Sem aguentar mais, correu para o banheiro e se trancou na cabine do meio. Sentou sobre a tampa do vaso, abraçando os joelhos e começou a molhar as mangas de sua blusa cinza com as lágrimas.

- Eu não pedi pra ser assim... - Arfou em seus braços. - ...nunca quis esses olhos... - Terminava de responder aos cochichos maldosos dos outros.

O inchaço tornava as lágrimas ardidas e ainda mais doloridas. O choro abafado nas mangas embaçou as lentes de seu óculos. Ela o tirou um pouco e seus olhos pareciam mudar de cor. O usual castanho escuro se dissolvia em outro tom.

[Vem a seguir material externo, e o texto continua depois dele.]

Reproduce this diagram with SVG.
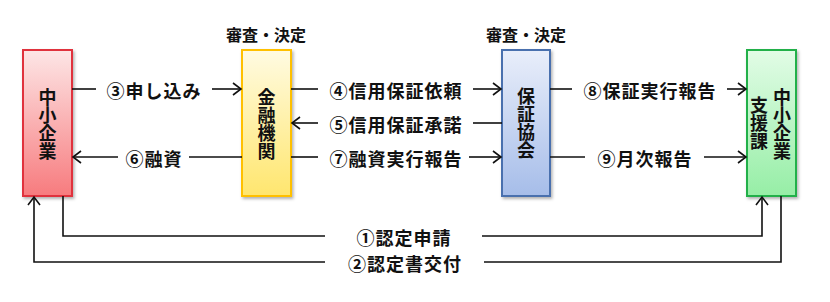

Algumas meninas entraram conversando no banheiro de repente. No mesmo instante, Kuro engoliu todo o choro, recolocou os óculos e saiu da cabine. As meninas a cercaram, socaram e a chutaram. A morena pôde apenas proteger o rosto no chão. Elas a insultavam, diziam que ela não prestava, que merecia ficar sozinha e a desprezavam totalmente.

As dores dos chutes em seu estômago a fizeram desmaiar e ela acordou com o sol quase no horizonte. Levantou devagar, se apoiando no box e limpou um pouco de sangue no nariz. Seus olhos estavam um pouco inchados, mas por conta das lágrimas. Ela estava triste, mas aceitando seu destino, enfim. A escola estava vazia. Tudo o que pôde fazer foi pegar sua mochila e voltar dolorida e chateada para casa.

Ao chegar a mãe lhe deu um abraço e a morena despencou chorando.

- Qual é o meu problema?! O que tem de errado comigo?! - Reclamou em meio a lágrimas.

- Não há nada de errado. O problema não é com você, são os outros que não entendem que você é especial - A mãe tentava acalmar sua filha - Vamos, fiz um bom jantar.

- Não tô com fome. Só... quero dormir agora - Disse a filha indo para o quarto.

Sua mãe nem tentou argumentar e a deixou ir. Kuro foi para o quarto, jogou a mochila num canto, sentou na cama e tirou os óculos. Seus olhos mudaram do castanho para o cinza e ela os mirou no espelho.

- Porque nasci com esses olhos? - Se lamentou.

Sem pensar em mais nada, ela se lançou sobre a cama e pegou no sono facilmente. Nem notou o envelope com o resultado de seu exame em sua mochila.